Thomas Southwell (1598-1643) was an English landowner.
He was a son of Robert Southwell (died 1598) of Woodrising, Norfolk, and Elizabeth Howard, eldest daughter of Charles Howard, 1st Earl of Nottingham, and a lady in waiting to Queen Elizabeth.
He held the office of Vice-Admiral of Yarmouth.
He sold the family estates to Francis Crane.
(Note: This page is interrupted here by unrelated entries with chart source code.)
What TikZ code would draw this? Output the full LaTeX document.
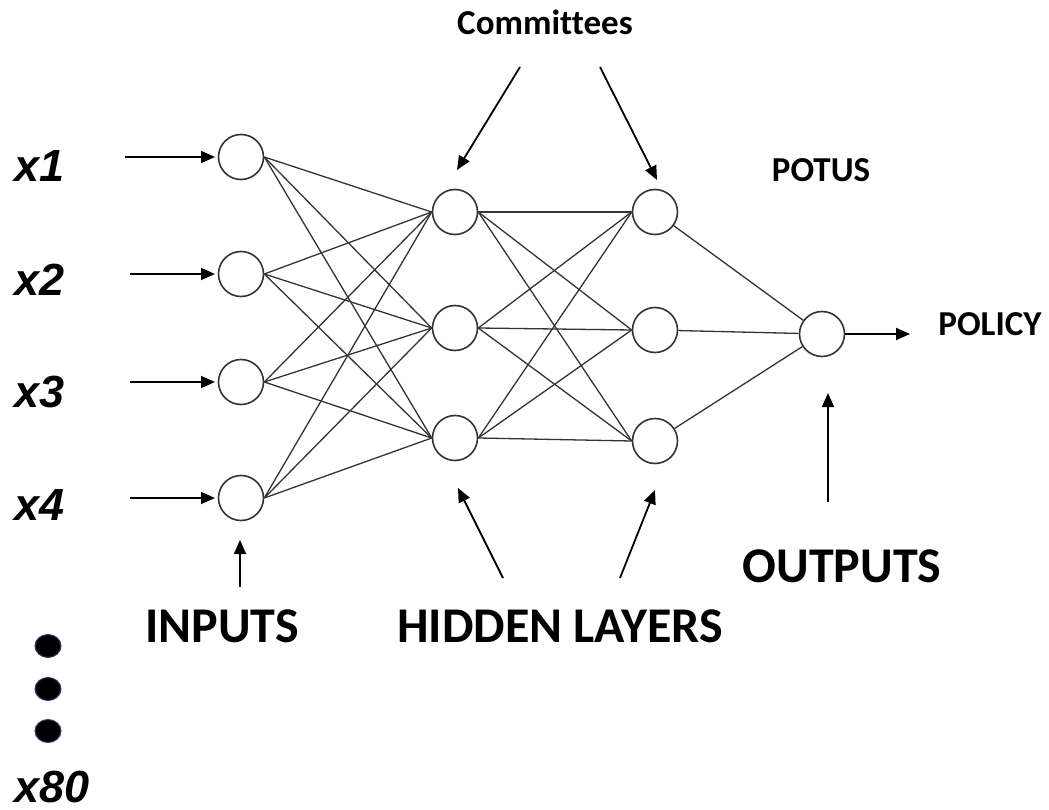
\documentclass[tikz,border=0pt]{standalone}
\usepackage{fontspec}
\setmainfont{Carlito}[Ligatures={NoCommon}]
\newfontfamily\xfont{Liberation Sans}
\usetikzlibrary{arrows.meta,shapes.geometric}
\definecolor{edgegray}{HTML}{333333}
\definecolor{dotblue}{HTML}{2F3F6F}
\tikzset{
  neuron/.style={circle,draw=edgegray,line width=1.6pt,minimum size=45pt,inner sep=0pt,fill=white},
  link/.style={draw=edgegray,line width=1.3pt},
  pointer/.style={draw=black,line width=1.8pt,-{Triangle[length=14pt,width=12pt]}},
  xlab/.style={anchor=base west,inner sep=0pt,font=\xfont\bfseries\itshape\fontsize{45}{45}\selectfont},
  biglab/.style={anchor=base,inner sep=0pt,font=\bfseries\fontsize{50}{50}\selectfont},
  smalllab/.style={anchor=base,inner sep=0pt,font=\bfseries\fontsize{35}{35}\selectfont},
  vdot/.style={ellipse,draw=dotblue,line width=1pt,fill=black,minimum width=26pt,minimum height=23pt,inner sep=0pt}
}
\begin{document}
\begin{tikzpicture}[x=1pt,y=-1pt]
\useasboundingbox (0,0) rectangle (1049,810);
% neurons
\node[neuron] (i1) at (241,157) {};
\node[neuron] (i2) at (241,274) {};
\node[neuron] (i3) at (241,382) {};
\node[neuron] (i4) at (241,498) {};
\node[neuron] (ha) at (455,212) {};
\node[neuron] (hb) at (455,328) {};
\node[neuron] (hc) at (455,438) {};
\node[neuron] (ga) at (655,212) {};
\node[neuron] (gb) at (655,330) {};
\node[neuron] (gc) at (655,441) {};
\node[neuron] (o) at (822,334) {};
% links
\foreach \a in {i1,i2,i3,i4}
  \foreach \b in {ha,hb,hc}
    \draw[link] (\a.east) -- (\b.west);
\foreach \a in {ha,hb,hc}
  \foreach \b in {ga,gb,gc}
    \draw[link] (\a.east) -- (\b.west);
\foreach \a in {ga,gb,gc}
  \draw[link] (\a) -- (o);
% x labels
\node[xlab] (x1) at (14,182) {x1};
\node[xlab] (x2) at (14,295) {x2};
\node[xlab] (x3) at (14,407) {x3};
\node[xlab] (x4) at (14,520) {x4};
\node[xlab] (x80) at (14,802) {x80};
% input arrows
\coordinate (s1) at (125,157);
\coordinate (s2) at (130,274);
\coordinate (s3) at (130,382);
\coordinate (s4) at (130,498);
\draw[pointer,shorten >=26pt] (s1) -- (i1.center);
\draw[pointer,shorten >=26pt] (s2) -- (i2.center);
\draw[pointer,shorten >=26pt] (s3) -- (i3.center);
\draw[pointer,shorten >=26pt] (s4) -- (i4.center);
% dots
\node[vdot] (d1) at (48,646) {};
\node[vdot] (d2) at (48,689) {};
\node[vdot] (d3) at (48,731) {};
% labels
\node[smalllab] (com) at (545,35) {Committees};
\node[smalllab] (potus) at (821,182) {POTUS};
\node[smalllab] (policy) at (990,335) {POLICY};
\node[biglab] (inputs) at (222,642) {INPUTS};
\node[biglab] (hidden) at (560,642) {HIDDEN LAYERS};
\node[biglab] (outputs) at (842,582) {OUTPUTS};
% annotation arrows
\coordinate (cl0) at (520,67);  \coordinate (cl1) at (457,170);
\coordinate (cr0) at (600,67);  \coordinate (cr1) at (657,180);
\draw[pointer] (cl0) -- (cl1);
\draw[pointer] (cr0) -- (cr1);
\coordinate (hl0) at (503,578); \coordinate (hl1) at (458,488);
\coordinate (hr0) at (620,578); \coordinate (hr1) at (655,490);
\draw[pointer] (hl0) -- (hl1);
\draw[pointer] (hr0) -- (hr1);
\coordinate (in0) at (240,587); \coordinate (in1) at (240,540);
\draw[pointer] (in0) -- (in1);
\coordinate (ou0) at (828,502); \coordinate (ou1) at (828,393);
\draw[pointer] (ou0) -- (ou1);
\coordinate (po1) at (910,334);
\draw[pointer] (o) -- (po1);
\end{tikzpicture}
\end{document}
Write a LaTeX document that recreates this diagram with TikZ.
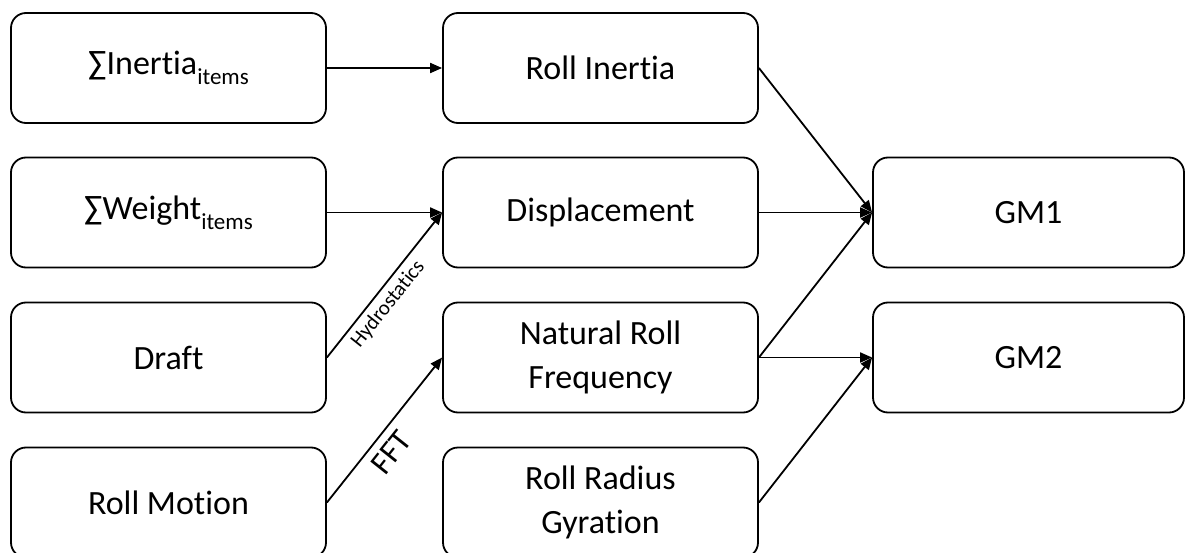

Thomas Southwell died in 1643.[1]
Marriages, infidelity, and children
Southwell married Margaret Fuller on 27 March 1618. Robert Herrick wrote an Epithalamium.[2] Their children included:
- Elizabeth Southwell (d. 1619), buried at Burnham Overy
- Sarah Southwell, who married William Peacock
- Elizabeth Southwell, who married John Middleton of Hangleton, Sussex
- Frances Southwell, who married William Bemboe
- Penelope Southwell, who married William Levet of Petworth
He came to live apart from his first wife in the company of Mary Eden, the daughter of a Doctor of Laws (presumably Thomas Eden LL.D. of Trinity Hall, Cambridge). Margaret Southwell complained in 1634 about his adultery and relationship with her sister.[3] He married Margaret Eden in 1637, they had no children.
References
- ^ Francis Blomefield & Charles Parkin, An Essay Towards a Topographical History of the County of Norfolk, vol. 5 (Lynn, 1775). p. 1238.
- ^ Tom Cain & Ruth Connolly, The Complete Poetry of Robert Herrick, vol. 2 (Oxford, 2013), pp. 52.
- ^ Calendar State Papers Domestic, 1635-1636 (London, 1866), p. 212.